OPEN YOUR EYES (ABRE LOS OJOS)
Reviewed by Harvey Karten, Ph.D. Artisan Entertainment Director: Alejandro Amenabar Writer: Alejandro Amenabar Cast: Eduardo Noriega, Penelope Cruz, Chete Lera, Fele Martinez, Gerard Barray, Pepe Navarro, Najwa Nimri
Patrick Henry once said that it is natural for man to indulge in illusions. Our mere attendance at the cinema is proof of that. While we know, deep down, that what we are seeing on the screen is only a movie, we suspend reality and for a couple of hours we are the great lovers, the heroes that saved the day, the perfectly proportioned and handsome celebrities. Happily we don't need to patronize the theater or even read a book to enjoy these fantasies. We can daydream during those painfully dull parts of the day that find us engaged in routine work, and conjure up a host of spirits during our nights of rest. But what happens when those gauzy fantasies turn into nightmares: when our comely looks turn into a gory countenance, our favorite lover turns into a person we have tried to avoid, and we're sent hurtling into a Kafkaesque predicament which finds us guilty of crimes we have no recollection of having committed? With the special effects technology now available even to low budget productions and given the unfettered imagination of an ambitious director, our screen characters can change appearance and personality in a moment. Brad Pitt can turn into The Phantom of the Opera with the stroke of a computer key, while Disneyland can be transformed into Dark City in a flash of directorial inspiration.
The Spanish director Alejandro Amenabar eagerly exploits the medium's protean abilities in "Open Your Eyes." He follows up his first feature, "Tesis," with a bizarre tale of one 26-year-old man's nightmarish experience in his home city of Madrid, one which transforms his life to a greater extent in a period of weeks than the vast majority of us have experienced in a lifetime. The picture is audacious, though not as original in concept as Amenabar may realize. What is particularly noteworthy is that the director, ingeniously casting a flurry of images on the screen from a script co-written by Mateo Gil, has successfully transformed genres at breakneck speed from romance to sci-fi to horror, keeping us guessing for most of its two-hour duration about the way the enigma will be resolved.

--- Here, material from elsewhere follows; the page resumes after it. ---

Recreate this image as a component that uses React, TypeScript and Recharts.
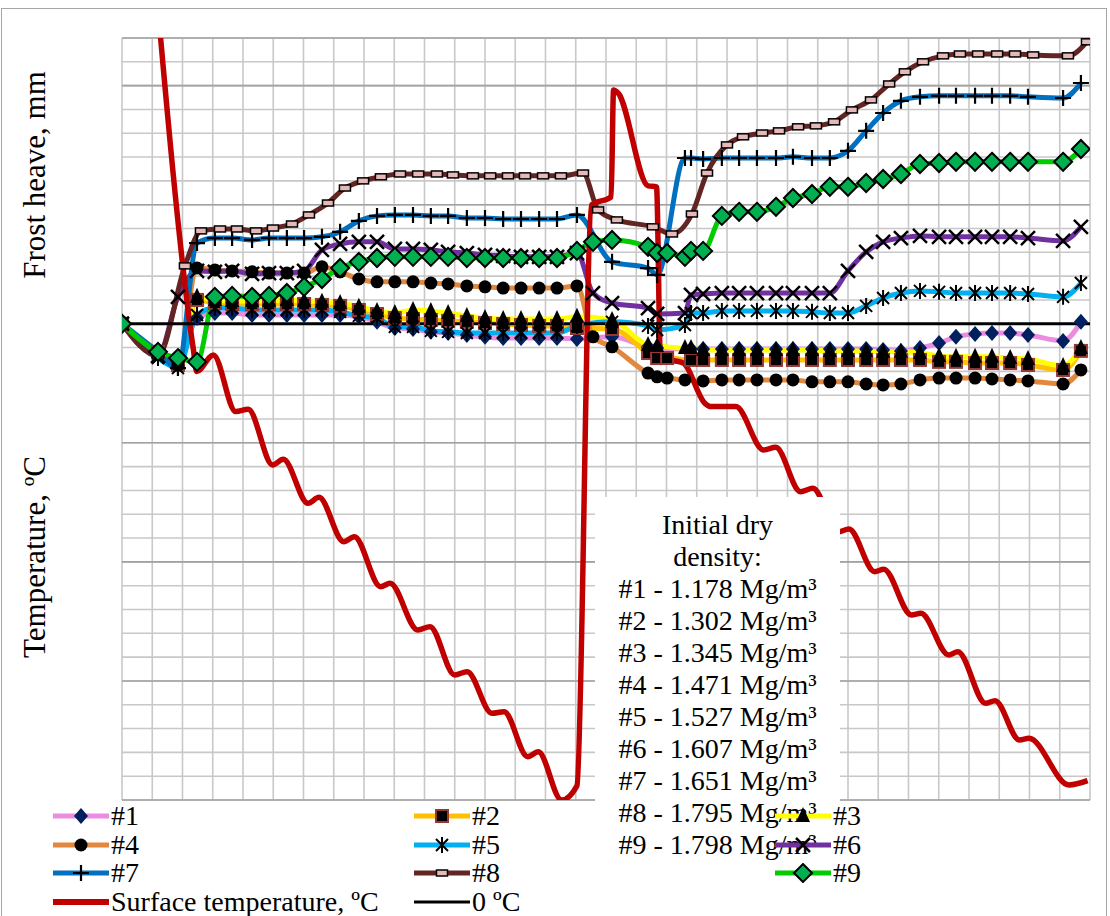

The focus remains throughout on the handsome, self- centered Cesar (Eduardo Noriega), whose amoral character leads him to betray his best friend when such a deception suits his needs and whose ego will not permit him to sleep with the same woman twice. Obsessively pursued by the passionate Nuria (Najwa Nimri), he is immediately captivated by the cooler Sofia (Penelope Cruz), currently dating his best pal, Pelayo (Fele Martinez). When Sofia tentatively responds to his flirtations, the jealous Nuria reacts viciously. Inviting Cesar for one last ride in her car, Nuria floors the accelerator and, deliberately plunging off a cliff, she kills herself and grossly disfigures Cesar's face.
Like Gaston Leroux's Phantom of the Opera, Cesar must hide his face behind a mask, having discovered to no one's surprise that Sofia no longer bears the same feeling toward him that she had the first time around. When plastic surgeons inform him that a new procedure will allow them to restore his original good looks, he can scarcely believe his good fortune. But shortly after he recovers his comely features under a dazzling array of futuristic machinery, he begins to suspect that what he sees is not necessarily what exists.
Amenabar delivers spine-tingling tension at select points in the drama, particularly when the good-looking Cesar looks in the mirror only to discover that his maimed visage has returned, and especially in one stark moment of horror when the woman with whom he is making love turns into the person he has tried to elude and who is thought to have died in the crash. While "Open Your Eyes" deals throughout with life's dualities--with the gap between appearance and reality and our inability to grasp thoroughly what goes on in the minds of others--its principal appeal lies in its enigma. We are challenged by the writers and director to figure out exactly what is going on; to determine who is the real Cesar and who is the actual Sofia. In that regard it shares the stage with the most puzzling movie of David Lynch's output, his 1997 "Lost Highway," about a jazz musician who believes his wife is having an affair and suddenly finds himself the main suspect in a murder he has no recollection of committing. While Lynch's plot is as baffling as ever two years after its initial screening, "Open Your Eyes" seems to reveal The Answer in the final seconds. Therein lies its major flaw. We in the audience sit upright, perplexed about the cloudy visions which are tossed before our eyes, assessing that all will be clarified in the concluding scene. When the big payoff does finally arrive, we cannot help feeling let down by the film's copout. While Amenabar might have unravelled the many quandaries of the picture in a more intriguing and clever manner, he takes the easiest way out.
Nonetheless "Open Your Eyes" is well acted by a primarily young cast headed by Eduardo Noriega and possesses several particularly bold images that take good advantage of the qualities of the medium.